Митя уткнулся глазами в пол.
— Шутки в сторону, — проговорил он мрачно, — слушайте: с самого начала, вот почти еще тогда, когда я выбежал к вам давеча из-за этой занавески, у меня мелькнула уж эта мысль: "Смердяков!" Здесь я сидел за столом и кричал, что не повинен в крови, а сам всё думаю: "Смердяков!" И не отставал Смердяков от души. Наконец теперь подумал вдруг то же: "Смердяков", но лишь на секунду: тотчас же рядом подумал: "Нет, не Смердяков!" Не его это дело, господа!
— Не подозреваете ли вы в таком случае и еще какое другое лицо? — осторожно спросил было Николай Парфенович.
— Не знаю, кто или какое лицо, рука небес или сатана, но… не Смердяков! — решительно отрезал Митя.
— Но почему же вы так твердо и с такою настойчивостью утверждаете, что не он?

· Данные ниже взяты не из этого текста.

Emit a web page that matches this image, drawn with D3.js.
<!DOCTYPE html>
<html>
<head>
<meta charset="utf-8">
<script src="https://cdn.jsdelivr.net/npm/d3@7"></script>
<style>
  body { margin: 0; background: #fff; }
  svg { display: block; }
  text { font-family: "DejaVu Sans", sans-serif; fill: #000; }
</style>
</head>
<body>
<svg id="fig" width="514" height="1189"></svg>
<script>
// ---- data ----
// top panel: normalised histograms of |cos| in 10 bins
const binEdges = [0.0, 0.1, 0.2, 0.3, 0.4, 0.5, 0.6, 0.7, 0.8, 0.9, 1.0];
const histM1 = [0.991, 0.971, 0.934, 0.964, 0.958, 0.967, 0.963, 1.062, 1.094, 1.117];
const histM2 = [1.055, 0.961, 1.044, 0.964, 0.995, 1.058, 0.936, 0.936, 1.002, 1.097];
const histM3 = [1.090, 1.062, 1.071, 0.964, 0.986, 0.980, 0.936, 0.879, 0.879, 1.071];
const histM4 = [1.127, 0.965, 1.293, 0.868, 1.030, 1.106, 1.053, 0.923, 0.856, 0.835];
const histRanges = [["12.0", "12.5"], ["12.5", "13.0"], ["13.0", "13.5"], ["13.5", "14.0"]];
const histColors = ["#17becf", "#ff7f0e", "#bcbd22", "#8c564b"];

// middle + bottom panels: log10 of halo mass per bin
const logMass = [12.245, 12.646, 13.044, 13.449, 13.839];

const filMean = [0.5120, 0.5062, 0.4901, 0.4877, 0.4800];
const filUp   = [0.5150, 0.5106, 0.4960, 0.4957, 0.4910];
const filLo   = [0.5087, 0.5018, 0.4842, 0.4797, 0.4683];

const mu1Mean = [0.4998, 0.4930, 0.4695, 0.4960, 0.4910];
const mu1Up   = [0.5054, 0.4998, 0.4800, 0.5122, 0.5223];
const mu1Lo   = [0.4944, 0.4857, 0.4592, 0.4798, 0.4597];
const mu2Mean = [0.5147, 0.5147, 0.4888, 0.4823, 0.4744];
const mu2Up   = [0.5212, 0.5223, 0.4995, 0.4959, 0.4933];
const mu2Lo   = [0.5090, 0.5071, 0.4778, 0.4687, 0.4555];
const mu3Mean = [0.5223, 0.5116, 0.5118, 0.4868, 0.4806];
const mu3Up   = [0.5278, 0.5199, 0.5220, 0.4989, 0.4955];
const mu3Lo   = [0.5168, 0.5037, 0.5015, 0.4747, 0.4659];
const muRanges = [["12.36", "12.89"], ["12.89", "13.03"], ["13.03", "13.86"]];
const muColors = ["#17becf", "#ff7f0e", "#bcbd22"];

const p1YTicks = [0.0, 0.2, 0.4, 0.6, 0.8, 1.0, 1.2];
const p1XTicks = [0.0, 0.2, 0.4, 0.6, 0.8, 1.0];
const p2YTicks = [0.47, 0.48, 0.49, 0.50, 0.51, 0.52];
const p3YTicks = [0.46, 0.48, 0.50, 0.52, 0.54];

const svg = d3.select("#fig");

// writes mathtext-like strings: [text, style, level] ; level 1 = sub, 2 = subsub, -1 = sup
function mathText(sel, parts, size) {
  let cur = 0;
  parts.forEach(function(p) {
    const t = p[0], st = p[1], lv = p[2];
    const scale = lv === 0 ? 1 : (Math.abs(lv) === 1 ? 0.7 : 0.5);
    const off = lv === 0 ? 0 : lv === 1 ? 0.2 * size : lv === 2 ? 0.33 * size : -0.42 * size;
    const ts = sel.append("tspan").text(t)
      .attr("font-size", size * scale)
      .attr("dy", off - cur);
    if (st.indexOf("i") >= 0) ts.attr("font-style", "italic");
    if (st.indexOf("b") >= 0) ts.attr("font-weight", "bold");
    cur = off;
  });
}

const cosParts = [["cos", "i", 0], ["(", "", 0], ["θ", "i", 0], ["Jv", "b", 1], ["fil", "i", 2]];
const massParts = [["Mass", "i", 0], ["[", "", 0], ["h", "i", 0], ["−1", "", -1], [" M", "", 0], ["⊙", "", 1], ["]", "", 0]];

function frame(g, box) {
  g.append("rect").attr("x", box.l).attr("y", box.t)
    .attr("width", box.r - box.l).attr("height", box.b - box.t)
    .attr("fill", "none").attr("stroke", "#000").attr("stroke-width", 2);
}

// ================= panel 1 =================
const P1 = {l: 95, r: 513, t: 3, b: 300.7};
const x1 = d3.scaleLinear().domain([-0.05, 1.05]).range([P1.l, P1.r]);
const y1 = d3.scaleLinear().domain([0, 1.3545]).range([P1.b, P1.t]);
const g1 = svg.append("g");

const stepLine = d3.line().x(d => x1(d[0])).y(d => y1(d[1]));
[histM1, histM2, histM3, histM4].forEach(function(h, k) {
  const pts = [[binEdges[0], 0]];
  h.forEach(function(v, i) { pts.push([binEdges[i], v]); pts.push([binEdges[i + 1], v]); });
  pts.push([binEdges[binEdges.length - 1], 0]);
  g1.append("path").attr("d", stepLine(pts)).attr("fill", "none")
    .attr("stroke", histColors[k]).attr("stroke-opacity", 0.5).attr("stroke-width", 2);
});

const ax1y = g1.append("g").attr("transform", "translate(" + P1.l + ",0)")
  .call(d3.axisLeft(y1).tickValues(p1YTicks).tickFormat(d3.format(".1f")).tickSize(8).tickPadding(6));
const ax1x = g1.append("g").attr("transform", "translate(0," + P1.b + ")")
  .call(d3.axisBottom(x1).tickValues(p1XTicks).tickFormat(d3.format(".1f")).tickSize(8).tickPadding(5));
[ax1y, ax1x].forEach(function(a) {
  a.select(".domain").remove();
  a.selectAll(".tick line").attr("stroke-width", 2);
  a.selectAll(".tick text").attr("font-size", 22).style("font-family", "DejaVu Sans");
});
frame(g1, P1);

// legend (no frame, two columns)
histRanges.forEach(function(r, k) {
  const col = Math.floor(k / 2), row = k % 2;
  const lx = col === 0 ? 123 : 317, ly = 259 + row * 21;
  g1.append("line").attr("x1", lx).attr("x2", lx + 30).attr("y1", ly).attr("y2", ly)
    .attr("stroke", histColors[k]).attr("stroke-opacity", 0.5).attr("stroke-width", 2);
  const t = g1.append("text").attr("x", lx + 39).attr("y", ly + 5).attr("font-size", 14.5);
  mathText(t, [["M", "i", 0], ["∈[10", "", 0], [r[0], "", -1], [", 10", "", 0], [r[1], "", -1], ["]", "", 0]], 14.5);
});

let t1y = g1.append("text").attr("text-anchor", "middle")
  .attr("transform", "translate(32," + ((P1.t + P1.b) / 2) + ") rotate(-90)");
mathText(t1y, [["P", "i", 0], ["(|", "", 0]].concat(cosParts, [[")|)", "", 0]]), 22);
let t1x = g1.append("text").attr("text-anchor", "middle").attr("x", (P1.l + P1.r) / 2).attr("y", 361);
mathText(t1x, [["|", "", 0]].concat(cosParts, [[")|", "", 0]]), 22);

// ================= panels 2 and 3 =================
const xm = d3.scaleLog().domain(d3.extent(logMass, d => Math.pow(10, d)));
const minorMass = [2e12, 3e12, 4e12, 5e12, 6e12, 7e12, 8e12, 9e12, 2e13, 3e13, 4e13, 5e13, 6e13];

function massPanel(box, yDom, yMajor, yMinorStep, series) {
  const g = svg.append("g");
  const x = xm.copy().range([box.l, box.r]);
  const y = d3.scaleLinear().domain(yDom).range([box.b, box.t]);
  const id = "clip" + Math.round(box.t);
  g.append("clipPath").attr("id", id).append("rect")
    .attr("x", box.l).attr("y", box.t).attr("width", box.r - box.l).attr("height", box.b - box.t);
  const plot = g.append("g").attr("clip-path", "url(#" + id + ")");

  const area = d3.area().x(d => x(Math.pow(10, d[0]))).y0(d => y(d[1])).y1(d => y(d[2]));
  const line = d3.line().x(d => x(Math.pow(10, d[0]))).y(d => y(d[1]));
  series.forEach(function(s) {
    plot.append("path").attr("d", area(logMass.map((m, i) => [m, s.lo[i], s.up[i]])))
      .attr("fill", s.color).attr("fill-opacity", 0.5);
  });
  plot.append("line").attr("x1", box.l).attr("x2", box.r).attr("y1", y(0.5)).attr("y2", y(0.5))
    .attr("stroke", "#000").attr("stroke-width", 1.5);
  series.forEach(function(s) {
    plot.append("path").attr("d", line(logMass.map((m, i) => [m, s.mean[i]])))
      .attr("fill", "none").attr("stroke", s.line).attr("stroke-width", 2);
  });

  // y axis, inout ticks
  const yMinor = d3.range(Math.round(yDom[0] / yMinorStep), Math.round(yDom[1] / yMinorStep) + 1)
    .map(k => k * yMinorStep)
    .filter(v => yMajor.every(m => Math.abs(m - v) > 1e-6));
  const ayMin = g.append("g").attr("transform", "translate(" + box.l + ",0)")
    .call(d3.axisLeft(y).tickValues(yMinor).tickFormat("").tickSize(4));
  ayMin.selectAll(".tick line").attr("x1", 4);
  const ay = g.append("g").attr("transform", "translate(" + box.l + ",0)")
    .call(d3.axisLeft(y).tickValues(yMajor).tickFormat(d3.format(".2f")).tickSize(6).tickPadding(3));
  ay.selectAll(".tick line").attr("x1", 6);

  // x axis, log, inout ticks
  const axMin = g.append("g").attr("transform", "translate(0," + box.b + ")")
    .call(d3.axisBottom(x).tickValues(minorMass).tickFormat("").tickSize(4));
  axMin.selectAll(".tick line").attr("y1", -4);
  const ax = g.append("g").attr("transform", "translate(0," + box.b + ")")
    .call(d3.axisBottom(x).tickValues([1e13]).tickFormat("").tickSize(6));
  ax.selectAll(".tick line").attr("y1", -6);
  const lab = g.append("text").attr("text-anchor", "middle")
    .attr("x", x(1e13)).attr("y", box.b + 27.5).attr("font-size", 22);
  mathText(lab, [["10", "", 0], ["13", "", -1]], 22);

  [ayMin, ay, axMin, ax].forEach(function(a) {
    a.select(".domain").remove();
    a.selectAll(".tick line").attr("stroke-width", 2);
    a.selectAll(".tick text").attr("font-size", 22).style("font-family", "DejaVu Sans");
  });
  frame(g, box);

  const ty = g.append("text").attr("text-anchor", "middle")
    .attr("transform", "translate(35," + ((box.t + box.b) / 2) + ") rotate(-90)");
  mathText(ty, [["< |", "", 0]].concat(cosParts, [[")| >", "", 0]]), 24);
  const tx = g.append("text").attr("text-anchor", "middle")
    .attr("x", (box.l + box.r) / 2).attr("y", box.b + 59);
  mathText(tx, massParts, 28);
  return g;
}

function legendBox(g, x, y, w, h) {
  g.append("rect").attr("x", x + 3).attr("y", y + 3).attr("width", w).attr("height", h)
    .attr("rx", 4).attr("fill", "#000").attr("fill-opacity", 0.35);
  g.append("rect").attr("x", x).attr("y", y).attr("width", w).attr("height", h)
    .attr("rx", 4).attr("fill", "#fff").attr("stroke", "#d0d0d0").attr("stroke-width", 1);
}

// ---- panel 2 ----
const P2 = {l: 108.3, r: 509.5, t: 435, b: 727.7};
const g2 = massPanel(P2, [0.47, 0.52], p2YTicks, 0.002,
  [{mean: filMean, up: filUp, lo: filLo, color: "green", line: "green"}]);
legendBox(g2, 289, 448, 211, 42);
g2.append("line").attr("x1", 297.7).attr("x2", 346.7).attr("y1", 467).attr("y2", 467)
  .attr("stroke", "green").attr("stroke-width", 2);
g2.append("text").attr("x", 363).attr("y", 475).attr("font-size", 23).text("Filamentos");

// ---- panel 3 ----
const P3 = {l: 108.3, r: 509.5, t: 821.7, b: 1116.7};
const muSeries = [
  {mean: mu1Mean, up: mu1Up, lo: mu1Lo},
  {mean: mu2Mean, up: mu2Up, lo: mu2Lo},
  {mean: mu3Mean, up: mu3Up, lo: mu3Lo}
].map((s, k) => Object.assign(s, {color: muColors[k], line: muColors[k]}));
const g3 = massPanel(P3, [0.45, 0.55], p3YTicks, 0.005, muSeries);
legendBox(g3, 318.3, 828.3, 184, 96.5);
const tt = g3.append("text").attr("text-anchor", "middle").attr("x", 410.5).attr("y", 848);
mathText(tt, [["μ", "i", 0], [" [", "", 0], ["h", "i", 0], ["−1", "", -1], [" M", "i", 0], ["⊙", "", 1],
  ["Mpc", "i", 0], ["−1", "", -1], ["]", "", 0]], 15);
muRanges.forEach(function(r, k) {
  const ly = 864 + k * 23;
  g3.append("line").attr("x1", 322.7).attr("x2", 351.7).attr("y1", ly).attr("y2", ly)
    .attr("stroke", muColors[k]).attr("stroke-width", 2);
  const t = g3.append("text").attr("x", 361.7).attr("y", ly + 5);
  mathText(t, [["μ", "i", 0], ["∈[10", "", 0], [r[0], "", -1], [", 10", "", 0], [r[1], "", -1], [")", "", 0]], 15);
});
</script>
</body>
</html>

— По убеждению. По впечатлению. Потому что Смердяков человек нижайшей натуры и трус. Это не трус, это совокупление всех трусостей в мире вместе взятых, ходящее на двух ногах. Он родился от курицы. Говоря со мной, он трепетал каждый раз, чтоб я не убил его, тогда как я и руки не подымал. Он падал мне в ноги и плакал, он целовал мне вот эти самые сапоги, буквально, умоляя, чтоб я его "не пугал". Слышите: "Не пугал" — что это за слово такое? А я его даже дарил. Это болезненная курица в падучей болезни, со слабым умом и которую прибьет восьмилетний мальчишка. Разве это натура? Не Смердяков, господа, да и денег не любит, подарков от меня вовсе не брал… Да и за что ему убивать старика? Ведь он, может быть, сын его, побочный сын, знаете вы это?

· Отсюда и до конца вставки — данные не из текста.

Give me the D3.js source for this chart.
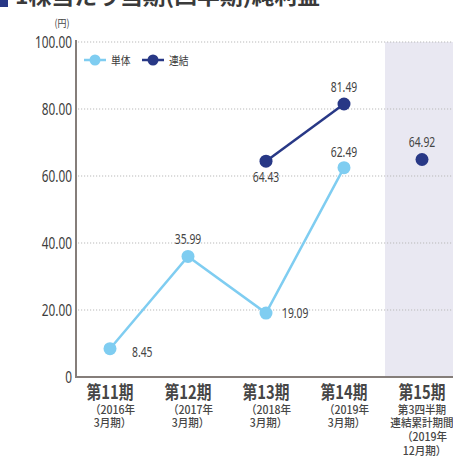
<!DOCTYPE html>
<html>
<head>
<meta charset="utf-8">
<script src="https://cdn.jsdelivr.net/npm/d3@7"></script>
<style>
  body { margin: 0; background: #fff; }
  svg { display: block; }
</style>
</head>
<body>
<script>
'use strict';

const categories = ['第11期', '第12期', '第13期', '第14期', '第15期']
const subLabels = [
  ['（2016年', '3月期）'],
  ['（2017年', '3月期）'],
  ['（2018年', '3月期）'],
  ['（2019年', '3月期）'],
  ['第3四半期', '連結累計期間', '（2019年', '12月期）']
]
const tandai = [8.45, 35.99, 19.09, 62.49]
const renketsu = [null, null, 64.43, 81.49]
const renketsuQ3 = 64.92
const yTicks = [0, 20, 40, 60, 80, 100]

const m = { width: 453, height: 457, left: 71, right: 461, top: 42, bottom: 377 }
const cjk = '"Noto Sans CJK JP", "Noto Sans", sans-serif'
const num = '"Noto Sans", "Open Sans", sans-serif'
const lightBlue = '#7fcdf1'
const navy = '#283886'

const svg = d3.select('body').append('svg')
  .attr('width', m.width)
  .attr('height', m.height)

const x = d3.scaleBand().domain(categories).range([m.left, m.right])
const cx = (c) => x(c) + x.bandwidth() / 2
const y = d3.scaleLinear().domain([0, 100]).range([m.bottom, m.top])

// shaded quarter area
svg.append('rect')
  .attr('x', x('第15期') + 2)
  .attr('y', y(100))
  .attr('width', m.width - x('第15期'))
  .attr('height', y(0) - y(100))
  .style('fill', '#e9e8f2')

// grid
svg.selectAll('.grid')
  .data(yTicks.filter((d) => d > 0))
  .enter().append('line')
  .attr('x1', 78).attr('x2', m.width)
  .attr('y1', (d) => y(d)).attr('y2', (d) => y(d))
  .style('stroke', '#b9b9b9')
  .style('stroke-width', 1)
  .style('stroke-dasharray', '1.2,1.8')

// text helper: squeezed horizontally like a condensed face
function squeezeText(px, py, str, opts) {
  return svg.append('text')
    .attr('transform', 'translate(' + px + ',' + py + ') scale(' + opts.sx + ',1)')
    .attr('text-anchor', opts.anchor || 'middle')
    .style('font-family', opts.family || cjk)
    .style('font-size', opts.size + 'px')
    .style('font-weight', opts.weight || 400)
    .style('fill', opts.fill || '#3a3a3a')
    .text(str)
}

// y axis labels
let yAxis = d3.axisLeft(y).tickValues(yTicks).tickSize(0)
  .tickFormat((d) => d == 0 ? '0' : d3.format('.2f')(d))
svg.append('g')
  .attr('transform', 'translate(76,0)')
  .call(yAxis)
  .call((g) => g.select('.domain').remove())
  .call((g) => g.selectAll('.tick text')
    .attr('x', null).attr('dy', null)
    .attr('transform', 'translate(-4,5.5) scale(0.74,1)')
    .style('font-family', num)
    .style('font-size', '16px')
    .style('fill', '#3c3c3c'))

svg.append('path')
  .attr('d', 'M76,' + (y(100) - 2) + 'V' + y(0) + 'H' + m.width)
  .style('fill', 'none')
  .style('stroke', '#857e7a')
  .style('stroke-width', 2)

squeezeText(62, 27, '(円)', { sx: 0.85, size: 10.5, fill: '#444' })

// x labels (full-width brackets carry empty space on one side, so nudge them)
categories.forEach((c, i) => {
  squeezeText(cx(c), 399, c, { sx: 0.82, size: 18, weight: 700, fill: '#464646' })
  subLabels[i].forEach((s, j) => {
    let nudge = s.startsWith('（') ? 2.5 : (s.endsWith('）') ? 2.5 : 0)
    squeezeText(cx(c) + nudge, 413.5 + j * 13.9, s, { sx: 0.92, size: 11.5, weight: 500, fill: '#464646' })
  })
})

// lines
let line = d3.line()
  .defined((d) => d.v != null)
  .x((d) => cx(d.c))
  .y((d) => y(d.v))

const tandaiPts = tandai.map((v, i) => ({ c: categories[i], v: v }))
const renketsuPts = renketsu.map((v, i) => ({ c: categories[i], v: v }))

svg.append('path')
  .datum(tandaiPts)
  .attr('d', line)
  .style('fill', 'none')
  .style('stroke', lightBlue)
  .style('stroke-width', 2.5)

svg.append('path')
  .datum(renketsuPts)
  .attr('d', line)
  .style('fill', 'none')
  .style('stroke', navy)
  .style('stroke-width', 2.5)

svg.selectAll('.pt-t')
  .data(tandaiPts)
  .enter().append('circle')
  .attr('cx', (d) => cx(d.c))
  .attr('cy', (d) => y(d.v))
  .attr('r', 6.5)
  .style('fill', lightBlue)

const navyPts = renketsuPts.filter((d) => d.v != null).concat([{ c: '第15期', v: renketsuQ3 }])
svg.selectAll('.pt-r')
  .data(navyPts)
  .enter().append('circle')
  .attr('cx', (d) => cx(d.c))
  .attr('cy', (d) => y(d.v))
  .attr('r', 6.5)
  .style('fill', navy)

// value labels
const tandaiPlace = [[22, 8, 'start'], [0, -12, 'middle'], [16, 5, 'start'], [0, -11, 'middle']]
const navyPlace = [[0, 21, 'middle'], [0, -12, 'middle'], [0, -13, 'middle']]

function valueLabels(pts, place) {
  pts.forEach((d, i) => {
    squeezeText(cx(d.c) + place[i][0], y(d.v) + place[i][1], d3.format('.2f')(d.v),
      { sx: 0.74, size: 14, anchor: place[i][2], family: num, fill: '#444' })
  })
}
valueLabels(tandaiPts, tandaiPlace)
valueLabels(navyPts, navyPlace)

// legend
function legendItem(lx, color, label) {
  svg.append('line')
    .attr('x1', lx - 11).attr('x2', lx + 11)
    .attr('y1', 60).attr('y2', 60)
    .style('stroke', color)
    .style('stroke-width', 2.5)
  svg.append('circle')
    .attr('cx', lx).attr('cy', 60).attr('r', 5.5)
    .style('fill', color)
  squeezeText(lx + 16, 64.5, label, { sx: 0.85, size: 11.5, anchor: 'start' })
}
legendItem(95, lightBlue, '単体')
legendItem(153, navy, '連結')

// title (cut at top)
svg.append('rect')
  .attr('x', 0).attr('y', -4)
  .attr('width', 8).attr('height', 11)
  .style('fill', '#283886')
svg.append('text')
  .attr('x', 15).attr('y', 4)
  .attr('textLength', 305)
  .attr('lengthAdjust', 'spacingAndGlyphs')
  .style('font-family', cjk)
  .style('font-size', '21px')
  .style('font-weight', 700)
  .style('fill', '#3a3a3a')
  .text('1株当たり当期(四半期)純利益')
</script>
</body>
</html>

— Мы слышали эту легенду. Но ведь вот и вы же сын отца вашего, а ведь говорили же всем сами же вы, что хотели убить его.
— Камень в огород! И камень низкий, скверный! Не боюсь! О господа, может быть, вам слишком подло мне же в глаза говорить это! Потому подло, что я это сам говорил вам. Не только хотел, но и мог убить, да еще на себя добровольно натащил, что чуть не убил! Но ведь не убил же его, ведь спас же меня ангел-хранитель мой — вот этого-то вы и не взяли в соображение… А потому вам и подло, подло! Потому что я не убил, не убил, не убил! Слышите, прокурор: не убил!
Он чуть не задохся. Во всё время допроса он еще ни разу не был в таком волнении.
— А что он вам сказал, господа, Смердяков-то? — заключил он вдруг, помолчав. — Могу я про это спросить у вас?
— Вы обо всем нас можете спрашивать, — с холодным и строгим видом ответил прокурор, — обо всем, что касается фактической стороны дела, а мы, повторяю это, даже обязаны удовлетворять вас на каждый вопрос. Мы нашли слугу Смердякова, о котором вы спрашиваете, лежащим без памяти на своей постеле в чрезвычайно сильном, может быть, в десятый раз сряду повторявшемся припадке падучей болезни. Медик, бывший с нами, освидетельствовав больного, сказал даже нам, что он не доживет, может быть, и до утра.
— Ну, в таком случае отца черт убил! — сорвалось вдруг у Мити, как будто он даже до сей минуты спрашивал всё себя: "Смердяков или не Смердяков?"